Saya pribadi agak heran, dengan orang2 yang dengan cueknya berdiri begitu saja didepan orang yang sedang duduk, sampai2 saya harus mencolek beberapa kali orang2 seperti itu untuk memberi tahu bahwa tindakan-nya sama sekali tidak sopan. Bahkan ada dua orang pria yang secara bergantian dengan narsis-nya foto2 didepan Yes yang sedang konser dan tetap melakukan hal itu dengan cueknya meski sikap mereka membuat penonton lainnya terhalangi dan terganggu, sehingga saya ragu tujuan mereka datang ke konser Yes.

Agak sedikit kaget melihat sosok Howe yang terlihat sangat sangat tua (mirip Einstein sedang puasa dua bulan berturut turut namun tanpa kumis) tapi petikan jari idola banyak gitaris progressive  ini masih maut walau nada2nya kadang kurang bersih. Begitu juga dengan Squire yang menjadi begitu tambun, namun yang paling membuat kaget adalah suara Davison, yang benar2 seperti suara Anderson, meski untuk nada2 tertentu, Davison membuatnya menjadi lebih rendah. Dengan tampang Steve  Morse namun dengan gerak tubuh feminin, Davison membuktikan Howe dan Squire tidak salah pilih. Sayangnya penampilan ketiga tokoh ini tidak tertolong oleh performansi White yang terlihat kedodoran (terutama saat memainkan track-nya Bruford dari album “Fragile”), dan Downes yang jujur saja menyedihkan (apalagi kalau harus dibandingkan dengan Wakeman).

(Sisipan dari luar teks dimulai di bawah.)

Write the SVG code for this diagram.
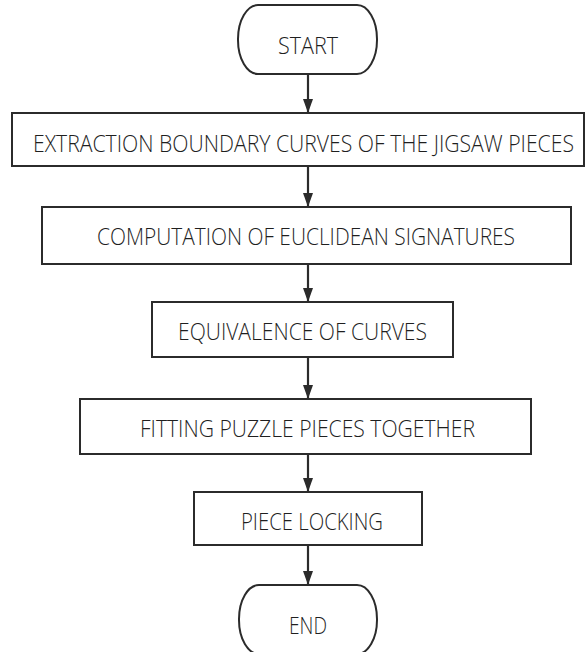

Lalu dilanjutkan lagi dengan track2 lain, namun bukan track2 dari Fly From Here yang membuat saya kaget (karena belum hapal), justru track “Owner of a Lonely Heart” yang nota bene memainkan power chord dan solo aneh Rabin (sementara kita tahu Howe lebih menyukai gaya petikan), namun dengan “nekat”-nya dimainkan Howe, dan jelas saja hasilnya tidak begitu sukses khususnya saat memainkan solo2 Rabin. Secara keseluruhan track yang dibawakan adalah “Yours Is No Disgrace” (yang sangat cocok sebagai pembuka), “Tempus Fugit”, “I’ve Seen All Good People”, “Life On Film Set”, “And You And I”, “Solitaire”, “The Clap” , “Fly From Here”, “Wonderous Stories”, “Into The Storm”, “Heart of Sunrise”, “Owner a Lonely Heart”, “Starship Trooper”, lalu Yes pura2 turun panggung, menunggu penonton berteriak We Want Moore ! berulang ulang, dan lantas ditutup dengan “Round About” yang intronya sangat akrab dengan penggemar Yes, dan lagi2 ratusan penonton maju kedepan.

Hal lain yang menarik, video yang menjadi latar sangat bagus dan cocok dengan setiap lagu yang dibawakan,terutama  ketika di video diputar obyek mercu suar, laut yang bergelora dan suasana hujan sangat terlihat kualitas artistik video yang ditampilkan, begitu juga animasi ala Roger Dean, namun kualitas lighting-nya sangat jauh dari DT kemarin. Sepertinya cukup banyak selebriti yang datang dalam acara ini, termasuk vokalis yang mengaku rock, namun suara lebih mirip Rod Stewart serta salah satu dedengkot vokal metal yang cukup sering muncul di acara rock tv. Sama sekali tidak menyesal menonton konser mereka, musik Yes sudah banyak berjasa dalam mewarnai hidup saya sejak zaman sekolah menengah, khususnya album “Fragile”, dan “Close To The Edge” yang benar2 psychedelic.